Сорока сделала еще шаг, и они оказались на виду – Эллисон, естественно, это она, и Брэндон Фипп. Он скрестил руки на груди, а на лице читалось недовольство. Эллисон изучала открытую перед ней холодильную полку.
– Ты единственная ненормальная на планете, которая проносит в кинотеатр шоколадное молоко, – сказал Брэндон. – Просто возьми Reese’s Pieces, как делают все остальные люди на планете.
– Ты бы меня полюбил, если бы я была такой же, как и все остальные на планете? – возразила Эллисон. Она нашла, что искала. Сорока знала, что она возьмет, еще до того, как ее рука сжалась. Это было шоколадно-миндальное молоко в литровой бутылке. Эллисон засунет ее в сумочку и будет пить весь фильм. К титрам она начнет подпрыгивать на сиденье, стараясь не обмочиться.
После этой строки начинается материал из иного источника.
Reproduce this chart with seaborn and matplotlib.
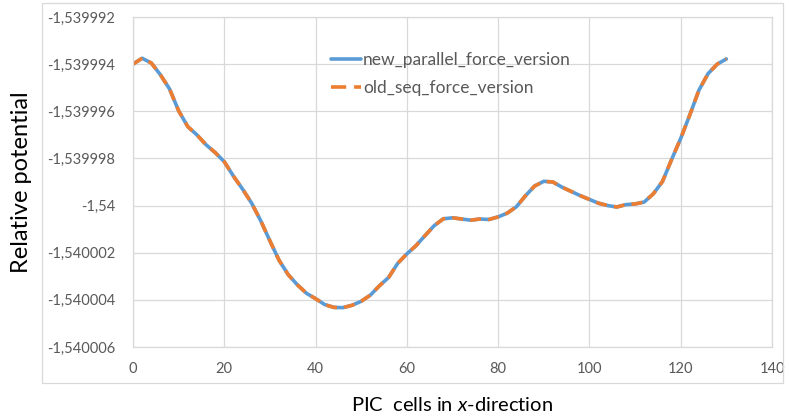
import numpy as np
import pandas as pd
import matplotlib
matplotlib.use("Agg")
import matplotlib.pyplot as plt
import seaborn as sns
from matplotlib.patches import Rectangle

cells = [0, 2, 4, 6, 8, 10, 12, 14, 16, 18, 20, 22, 24, 26, 28, 30, 32, 34, 36, 38,
         40, 42, 44, 46, 48, 50, 52, 54, 56, 58, 60, 62, 64, 66, 68, 70, 72, 74, 76, 78,
         80, 82, 84, 86, 88, 90, 92, 94, 96, 98, 100, 102, 104, 106, 108, 110, 112, 114,
         116, 118, 120, 122, 124, 126, 128, 130]

new_parallel = [-1.53999400, -1.53999375, -1.53999395, -1.53999445, -1.53999505, -1.53999598,
                -1.53999665, -1.53999700, -1.53999742, -1.53999775, -1.53999814, -1.53999875,
                -1.53999930, -1.53999990, -1.54000065, -1.54000150, -1.54000232, -1.54000293,
                -1.54000336, -1.54000372, -1.54000395, -1.54000420, -1.54000432, -1.54000433,
                -1.54000423, -1.54000406, -1.54000380, -1.54000340, -1.54000305, -1.54000245,
                -1.54000205, -1.54000170, -1.54000127, -1.54000085, -1.54000056, -1.54000052,
                -1.54000057, -1.54000062, -1.54000057, -1.54000059, -1.54000048, -1.54000032,
                -1.54000005, -1.53999958, -1.53999917, -1.53999897, -1.53999900, -1.53999922,
                -1.53999940, -1.53999958, -1.53999974, -1.53999990, -1.54000000, -1.54000006,
                -1.53999996, -1.53999993, -1.53999985, -1.53999950, -1.53999898, -1.53999805,
                -1.53999715, -1.53999615, -1.53999510, -1.53999440, -1.53999400, -1.53999378]

old_seq = [-1.53999400, -1.53999375, -1.53999395, -1.53999445, -1.53999505, -1.53999598,
           -1.53999665, -1.53999700, -1.53999742, -1.53999775, -1.53999814, -1.53999875,
           -1.53999930, -1.53999990, -1.54000065, -1.54000150, -1.54000232, -1.54000293,
           -1.54000336, -1.54000372, -1.54000395, -1.54000420, -1.54000432, -1.54000433,
           -1.54000423, -1.54000406, -1.54000380, -1.54000340, -1.54000305, -1.54000245,
           -1.54000205, -1.54000170, -1.54000127, -1.54000085, -1.54000056, -1.54000052,
           -1.54000057, -1.54000062, -1.54000057, -1.54000059, -1.54000048, -1.54000032,
           -1.54000005, -1.53999958, -1.53999917, -1.53999897, -1.53999900, -1.53999922,
           -1.53999940, -1.53999958, -1.53999974, -1.53999990, -1.54000000, -1.54000006,
           -1.53999996, -1.53999993, -1.53999985, -1.53999950, -1.53999898, -1.53999805,
           -1.53999715, -1.53999615, -1.53999510, -1.53999440, -1.53999400, -1.53999378]

series_names = ["new_parallel_force_version", "old_seq_force_version"]
y_ticks = [-1.539992, -1.539994, -1.539996, -1.539998, -1.54, -1.540002, -1.540004, -1.540006]
y_tick_labels = ["-1,539992", "-1,539994", "-1,539996", "-1,539998", "-1,54",
                 "-1,540002", "-1,540004", "-1,540006"]
x_ticks = [0, 20, 40, 60, 80, 100, 120, 140]
x_tick_labels = ["0", "20", "40", "60", "80", "100", "120", "140"]

sns.set_style("whitegrid")
plt.rcParams["font.family"] = ["Lato", "DejaVu Sans"]
plt.rcParams["mathtext.fontset"] = "custom"
plt.rcParams["mathtext.it"] = "Lato:italic"
plt.rcParams["mathtext.rm"] = "Lato"

df_new = pd.DataFrame({"x": cells, "y": new_parallel})
df_old = pd.DataFrame({"x": cells, "y": old_seq})

fig = plt.figure(figsize=(7.89, 4.18), dpi=100)
ax = fig.add_axes([133 / 789, 1 - 347 / 418, (772 - 133) / 789, (347 - 17) / 418])

grid_c = "#d9d9d9"
text_c = "#595959"

sns.lineplot(data=df_new, x="x", y="y", ax=ax, color="#5B9BD5", linewidth=2.6,
             label=series_names[0], estimator=None, sort=False)
sns.lineplot(data=df_old, x="x", y="y", ax=ax, color="#ED7D31", linewidth=2.6,
             label=series_names[1], estimator=None, sort=False)
ax.lines[1].set_dashes([3.0, 2.0])
ax.lines[1].set_dash_capstyle("butt")
ax.lines[0].set_solid_capstyle("round")

ax.set_xlim(0, 140)
ax.set_ylim(-1.540006, -1.539992)
ax.set_xticks(x_ticks)
ax.set_xticklabels(x_tick_labels)
ax.set_yticks(y_ticks)
ax.set_yticklabels(y_tick_labels)
ax.tick_params(axis="both", length=0, labelsize=10.5, colors=text_c)
ax.tick_params(axis="y", pad=13)
ax.tick_params(axis="x", pad=11)
ax.grid(True, color=grid_c, linewidth=0.9)
for s in ax.spines.values():
    s.set_color(grid_c)
    s.set_linewidth(0.9)

ax.set_xlabel("PIC  cells in $x$-direction", fontsize=14.5, color="#000000", labelpad=14)
ax.set_ylabel("Relative potential", fontsize=17, color="#000000")
ax.yaxis.set_label_coords(-0.158, 0.5)

leg = ax.legend(loc="upper left", bbox_to_anchor=(0.31, 0.894), frameon=False,
                fontsize=12.5, handlelength=1.7, handletextpad=0.15, labelspacing=0.72,
                borderaxespad=0, borderpad=0)
for t in leg.get_texts():
    t.set_color(text_c)
leg.get_lines()[1].set_dashes([4.2, 2.2])

fig.patches.append(Rectangle((42 / 789, 1 - 383 / 418), (783 - 42) / 789, (383 - 3) / 418,
                             transform=fig.transFigure, fill=False, edgecolor=grid_c,
                             linewidth=0.9, zorder=0))

fig.savefig("out.png", dpi=100)
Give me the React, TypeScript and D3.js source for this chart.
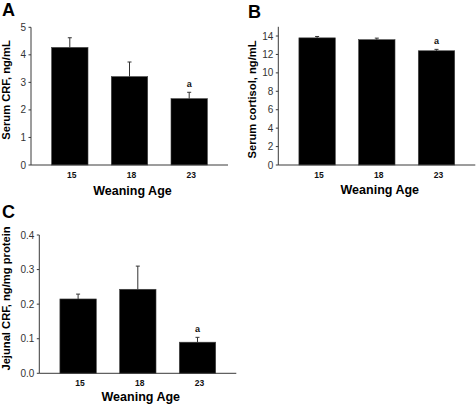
import React from "react";
import * as d3 from "d3";

const categories = ["15", "18", "23"];

const crfMeans = [4.27, 3.21, 2.41];
const crfErrors = [0.35, 0.53, 0.23];
const crfTicks = [0, 1, 2, 3, 4, 5];

const cortisolMeans = [13.8, 13.6, 12.4];
const cortisolErrors = [0.15, 0.17, 0.15];
const cortisolTicks = [0, 2, 4, 6, 8, 10, 12, 14];

const jejunalMeans = [0.215, 0.243, 0.09];
const jejunalErrors = [0.014, 0.067, 0.014];
const jejunalTicks = [0, 0.1, 0.2, 0.3, 0.4];

const significance = ["", "", "a"];

const panels = [
  {
    letter: "A", lx: 2, ly: 16,
    ylabel: "Serum CRF, ng/mL", ylabelX: 6, ylabelY: 90,
    means: crfMeans, errors: crfErrors, ticks: crfTicks, fmt: (v: number) => String(v),
    domainMax: 5, x0: 31, x1: 228, yTop: 27.3, yBottom: 165, titleOffset: 29.5,
  },
  {
    letter: "B", lx: 248, ly: 18,
    ylabel: "Serum cortisol, ng/mL", ylabelX: 252, ylabelY: 99.5,
    means: cortisolMeans, errors: cortisolErrors, ticks: cortisolTicks, fmt: (v: number) => String(v),
    domainMax: 15, x0: 278.3, x1: 475.3, yTop: 26.8, yBottom: 165, titleOffset: 29,
  },
  {
    letter: "C", lx: 2, ly: 218,
    ylabel: "Jejunal CRF, ng/mg protein", ylabelX: 5.5, ylabelY: 298.5,
    means: jejunalMeans, errors: jejunalErrors, ticks: jejunalTicks, fmt: d3.format(".1f"),
    domainMax: 0.4, x0: 39.3, x1: 236.3, yTop: 235, yBottom: 373.3, titleOffset: 27.2,
  },
];

const FONT = "'Liberation Sans', Arial, Helvetica, sans-serif";

function Panel({ p }: { p: (typeof panels)[number] }) {
  const x = d3
    .scaleBand<string>()
    .domain(categories)
    .range([p.x0, p.x1])
    .paddingInner(0.39)
    .paddingOuter(0.345);
  const y = d3.scaleLinear().domain([0, p.domainMax]).range([p.yBottom, p.yTop]);
  const bw = x.bandwidth();
  const axisColor = "#3a3a3a";
  return (
    <g>
      <text x={p.lx} y={p.ly} fontFamily={FONT} fontWeight="bold" fontSize={18} fill="#000">
        {p.letter}
      </text>
      {categories.map((c, i) => (
        <rect
          key={c}
          x={x(c)}
          y={y(p.means[i])}
          width={bw}
          height={y(0) - y(p.means[i])}
          fill="#000"
          stroke="#444"
          strokeWidth={0.6}
        />
      ))}
      {categories.map((c, i) => {
        const cx = (x(c) as number) + bw / 2;
        const top = y(p.means[i] + p.errors[i]);
        return (
          <g key={"e" + c} stroke="#333" strokeWidth={1}>
            <line x1={cx} x2={cx} y1={y(p.means[i])} y2={top} />
            <line x1={cx - 2} x2={cx + 2} y1={top} y2={top} />
          </g>
        );
      })}
      {categories.map((c, i) =>
        significance[i] ? (
          <text
            key={"s" + c}
            x={(x(c) as number) + bw / 2}
            y={y(p.means[i] + p.errors[i]) - 5}
            textAnchor="middle"
            fontFamily={FONT}
            fontWeight="bold"
            fontSize={9}
            fill="#111"
          >
            {significance[i]}
          </text>
        ) : null
      )}
      <line x1={p.x0} x2={p.x0} y1={p.yTop} y2={p.yBottom} stroke={axisColor} strokeWidth={1} />
      {p.ticks.map((t) => (
        <g key={"t" + t}>
          <line x1={p.x0 - 2.5} x2={p.x0} y1={y(t)} y2={y(t)} stroke={axisColor} strokeWidth={1} />
          <text
            x={p.x0 - 5}
            y={y(t)}
            dy="0.35em"
            textAnchor="end"
            fontFamily={FONT}
            fontSize={10}
            fill="#333"
          >
            {p.fmt(t)}
          </text>
        </g>
      ))}
      <line x1={p.x0} x2={p.x1} y1={p.yBottom} y2={p.yBottom} stroke={axisColor} strokeWidth={1} />
      {categories.map((c) => (
        <text
          key={"xl" + c}
          x={(x(c) as number) + bw / 2 + 2}
          y={p.yBottom + 12.5}
          textAnchor="middle"
          fontFamily={FONT}
          fontWeight="bold"
          fontSize={8.5}
          fill="#111"
        >
          {c}
        </text>
      ))}
      <text
        x={(x(categories[1]) as number) + bw / 2 + 3}
        y={p.yBottom + p.titleOffset}
        textAnchor="middle"
        fontFamily={FONT}
        fontWeight="bold"
        fontSize={12.5}
        fill="#000"
      >
        Weaning Age
      </text>
      <text
        transform={`translate(${p.ylabelX + 4},${p.ylabelY}) rotate(-90)`}
        textAnchor="middle"
        fontFamily={FONT}
        fontWeight="bold"
        fontSize={11.2}
        fill="#000"
      >
        {p.ylabel}
      </text>
    </g>
  );
}

export default function App() {
  return (
    <svg
      width={476}
      height={404}
      viewBox="0 0 476 404"
      style={{ position: "absolute", left: 0, top: 0, background: "#fff" }}
    >
      <rect x={0} y={0} width={476} height={404} fill="#fff" />
      {panels.map((p) => (
        <Panel key={p.letter} p={p} />
      ))}
    </svg>
  );
}
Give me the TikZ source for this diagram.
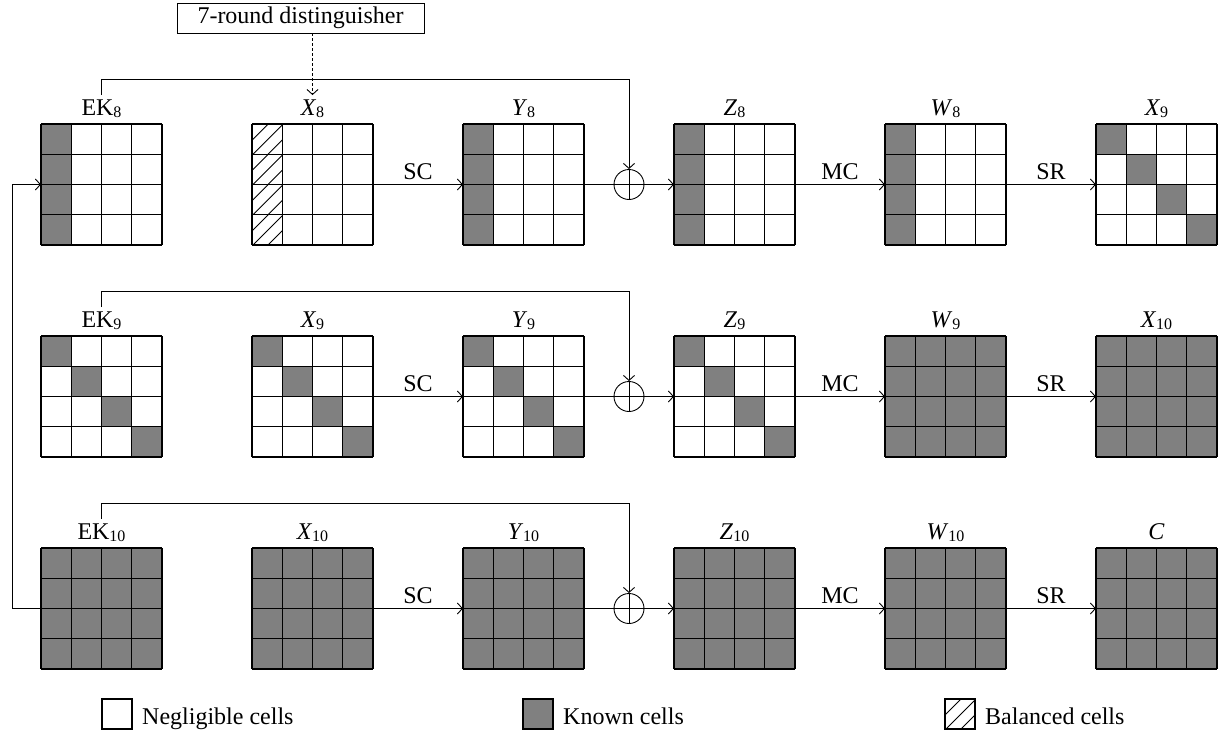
\documentclass[tikz,border=0pt]{standalone}
\usepackage{fontspec}
\setmainfont{Liberation Serif}
\usetikzlibrary{arrows.meta,calc}

\definecolor{knowngray}{RGB}{128,128,128}

% subscript set a little below the baseline
\newcommand{\sbs}[1]{\raisebox{-0.12em}{\fontsize{16}{16}\selectfont #1}}

% cell width of a 4x4 state
\def\cw{30.25}

% state node and its cells
\newcommand{\gridnode}[3]{%
  \node[gridbox, anchor=north west] (#1) at (#2,#3) {};}
\newcommand{\knowncells}[2]{%
  \foreach \c/\r in {#2} {\fill[knowngray] ($(#1.north west)+(\c*\cw,\r*\cw)$) rectangle ++(\cw,\cw);}}
\newcommand{\fullcells}[1]{%
  \fill[knowngray] (#1.north west) rectangle (#1.south east);}
\newcommand{\hatchcell}[3]{% origin node, column, row
  \begin{scope}
    \clip ($(#1.north west)+(#2*\cw,#3*\cw)$) rectangle ++(\cw,\cw);
    \foreach \o in {-14,1,16} {
      \draw[hatchline] ($(#1.north west)+(#2*\cw+\o,#3*\cw+\cw)$) -- ++(\cw,-\cw);}
  \end{scope}}
\newcommand{\gridlines}[1]{%
  \foreach \i in {0,...,4} {
    \draw[cellline] ($(#1.north west)+(\i*\cw,0)$) -- ++(0,4*\cw);
    \draw[cellline] ($(#1.north west)+(0,\i*\cw)$) -- ++(4*\cw,0);}}

\begin{document}
\begin{tikzpicture}[x=1pt,y=-1pt,
  every node/.style={font=\fontsize{24}{28}\selectfont},
  gridbox/.style={minimum width=121pt, minimum height=121pt, inner sep=0pt, outer sep=0pt},
  cellline/.style={line width=1.2pt},
  hatchline/.style={line width=0.9pt},
  tag/.style={inner xsep=0pt, inner ysep=4pt, anchor=base},
  conn/.style={line width=0.9pt},
  tip/.style={-{Straight Barb[length=5pt,width=11pt]}},
  oplabel/.style={midway, anchor=base, yshift=5pt, inner sep=0pt},
  xor/.style={circle, draw, line width=0.9pt, minimum size=30pt, inner sep=0pt,
    path picture={\draw[line width=0.9pt] (path picture bounding box.north) -- (path picture bounding box.south)
                                          (path picture bounding box.west) -- (path picture bounding box.east);}},
  legendbox/.style={minimum size=30pt, inner sep=0pt, outer sep=0pt, anchor=north west},
]
\useasboundingbox (0,0) rectangle (1219,736);

% ---------- round 8 ----------
\gridnode{ek8}{41}{124}   \knowncells{ek8}{0/0,0/1,0/2,0/3} \gridlines{ek8}
\gridnode{x8}{252}{124}
\foreach \r in {0,...,3} {\hatchcell{x8}{0}{\r}}
\gridlines{x8}
\gridnode{y8}{463}{124}   \knowncells{y8}{0/0,0/1,0/2,0/3} \gridlines{y8}
\gridnode{z8}{674}{124}   \knowncells{z8}{0/0,0/1,0/2,0/3} \gridlines{z8}
\gridnode{w8}{885}{124}   \knowncells{w8}{0/0,0/1,0/2,0/3} \gridlines{w8}
\gridnode{x9a}{1096}{124} \knowncells{x9a}{0/0,1/1,2/2,3/3} \gridlines{x9a}

% ---------- round 9 ----------
\gridnode{ek9}{41}{336}   \knowncells{ek9}{0/0,1/1,2/2,3/3} \gridlines{ek9}
\gridnode{x9}{252}{336}   \knowncells{x9}{0/0,1/1,2/2,3/3}  \gridlines{x9}
\gridnode{y9}{463}{336}   \knowncells{y9}{0/0,1/1,2/2,3/3}  \gridlines{y9}
\gridnode{z9}{674}{336}   \knowncells{z9}{0/0,1/1,2/2,3/3}  \gridlines{z9}
\gridnode{w9}{885}{336}   \fullcells{w9}   \gridlines{w9}
\gridnode{x10a}{1096}{336} \fullcells{x10a} \gridlines{x10a}

% ---------- round 10 ----------
\gridnode{ek10}{41}{548}  \fullcells{ek10} \gridlines{ek10}
\gridnode{x10}{252}{548}  \fullcells{x10}  \gridlines{x10}
\gridnode{y10}{463}{548}  \fullcells{y10}  \gridlines{y10}
\gridnode{z10}{674}{548}  \fullcells{z10}  \gridlines{z10}
\gridnode{w10}{885}{548}  \fullcells{w10}  \gridlines{w10}
\gridnode{c}{1096}{548}   \fullcells{c}    \gridlines{c}

% ---------- state names ----------
\foreach \n/\t in {ek8/{EK\sbs{8}}, x8/{\textit{X}\sbs{8}}, y8/{\textit{Y}\sbs{8}}, z8/{\textit{Z}\sbs{8}}, w8/{\textit{W}\sbs{8}}, x9a/{\textit{X}\sbs{9}},
                   ek9/{EK\sbs{9}}, x9/{\textit{X}\sbs{9}}, y9/{\textit{Y}\sbs{9}}, z9/{\textit{Z}\sbs{9}}, w9/{\textit{W}\sbs{9}}, x10a/{\textit{X}\sbs{10}},
                   ek10/{EK\sbs{10}}, x10/{\textit{X}\sbs{10}}, y10/{\textit{Y}\sbs{10}}, z10/{\textit{Z}\sbs{10}}, w10/{\textit{W}\sbs{10}}, c/{\textit{C}}}
  {\node[tag] (\n-t) at ($(\n.north)+(0,-9)$) {\t};}

% ---------- key additions ----------
\node[xor] (xor8) at ($(y8.east)!0.5!(z8.west)$) {};
\node[xor] (xor9) at ($(y9.east)!0.5!(z9.west)$) {};
\node[xor] (xor10) at ($(y10.east)!0.5!(z10.west)$) {};

% ---------- operations of each round ----------
\foreach \xa/\ya/\za/\wa/\xb/\o/\k in {x8/y8/z8/w8/x9a/xor8/ek8, x9/y9/z9/w9/x10a/xor9/ek9, x10/y10/z10/w10/c/xor10/ek10} {
  \draw[conn,tip] (\xa) -- node[oplabel] {SC} (\ya);
  \draw[conn] (\ya) -- (\o.west);
  \draw[conn,tip] (\o.east) -- (\za);
  \draw[conn,tip] (\za) -- node[oplabel] {MC} (\wa);
  \draw[conn,tip] (\wa) -- node[oplabel] {SR} (\xb);
  \draw[conn,tip] (\k-t.north) -- ++(0,-16) -| (\o.north);
}

% key feedback from the last round key to the first
\draw[conn,tip] (ek10.west) -- ++(-29,0) |- (ek8.west);

% distinguisher
\node[draw, line width=0.9pt, minimum width=247pt, minimum height=30pt, inner sep=0pt] (dist) at (300.5,18) {7-round distinguisher};
\draw[conn,tip,dash pattern=on 3pt off 2pt] (dist.south -| x8-t.north) -- (x8-t.north);

% ---------- legend ----------
\node[legendbox] (negbox) at (102,699) {};
\draw[cellline] (negbox.north west) rectangle (negbox.south east);
\node[anchor=base west, inner sep=0pt] (negtext) at ($(negbox.south east)+(10,-5)$) {Negligible cells};

\node[legendbox] (knownbox) at (523,699) {};
\fill[knowngray] (knownbox.north west) rectangle (knownbox.south east);
\draw[cellline] (knownbox.north west) rectangle (knownbox.south east);
\node[anchor=base west, inner sep=0pt] (knowntext) at ($(knownbox.south east)+(10,-5)$) {Known cells};

\node[legendbox] (balbox) at (945,699) {};
\begin{scope}
  \clip (balbox.north west) rectangle (balbox.south east);
  \foreach \o in {-14,1,16} {\draw[hatchline] ($(balbox.south west)+(\o,0)$) -- ++(30,-30);}
\end{scope}
\draw[cellline] (balbox.north west) rectangle (balbox.south east);
\node[anchor=base west, inner sep=0pt] (baltext) at ($(balbox.south east)+(10,-5)$) {Balanced cells};
\end{tikzpicture}
\end{document}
– Теперь готова? – спросил Брэндон.
– Да, но давай забежим в ряд с конфетами, потому что теперь я тоже хочу Reese’s Pieces, – сказала Эллисон. Сорока видела, как Эллисон чмокнула Брэндона в щеку, а тот схватил Эллисон за задницу, когда она отстранилась. Она хотела шлепнуть его по руке, но промахнулась.
Сорока прижалась к дверце холодильника.
Они прошли мимо, не глядя в ее сторону.
Раньше на месте Брэндона была она.
Эллисон любила романтические комедии и по выходным тащила Сороку посмотреть, что нового шло в кино. Очередь платить всегда была за Эллисон, но почему-то в итоге именно Сороке приходилось наскребать денег, чтобы покрыть их билеты. Эллисон сидела, потягивая в темноте шоколадное молоко, вздыхала от всех романтических моментов и довольно ерзала, когда два главных актера наконец в первый раз целовались.
А потом, если шло что-то еще, они пробирались в другой зал. Обычно они садились сзади, потому что там шло то, что они даже не собирались смотреть: детский фильм, боевик или фильм ужасов.
– Зачем ты заставляешь меня идти в другой зал, если даже смотреть не хочешь? – спросила ее однажды Сорока.
Эллисон ответила:
– Как будто у тебя есть идеи получше.
Но Сорока понимала, что там было что-то еще. Что-то более неприятное. Потому что в последнее время она постоянно просилась переночевать у Сороки, придумывая, чем бы им заняться подольше и подальше от дома Леффертсов. После школы Эллисон почти каждый день ходила в торговый центр. Все выходные она проводила у Сороки.
Семья Эллисон жила в богатом районе города, в большом доме с пятью спальнями, четырьмя ванными и гаражом на три машины. Но в последний раз, когда Маргарет видела их дом, на лужайке висела табличка «Продается».
– А, это? – сказала Эллисон и засмеялась. – Мы ищем дом еще больше. Я хочу собственную гардеробную. Мне некуда девать обувь.
Но потом по коридорам старшей школы Далекого шепотом стали ходить слухи: Мистер Леффертс потерял работу. Они перестали платить по закладной. Дом был в залоге. Они должны были съехать к концу месяца.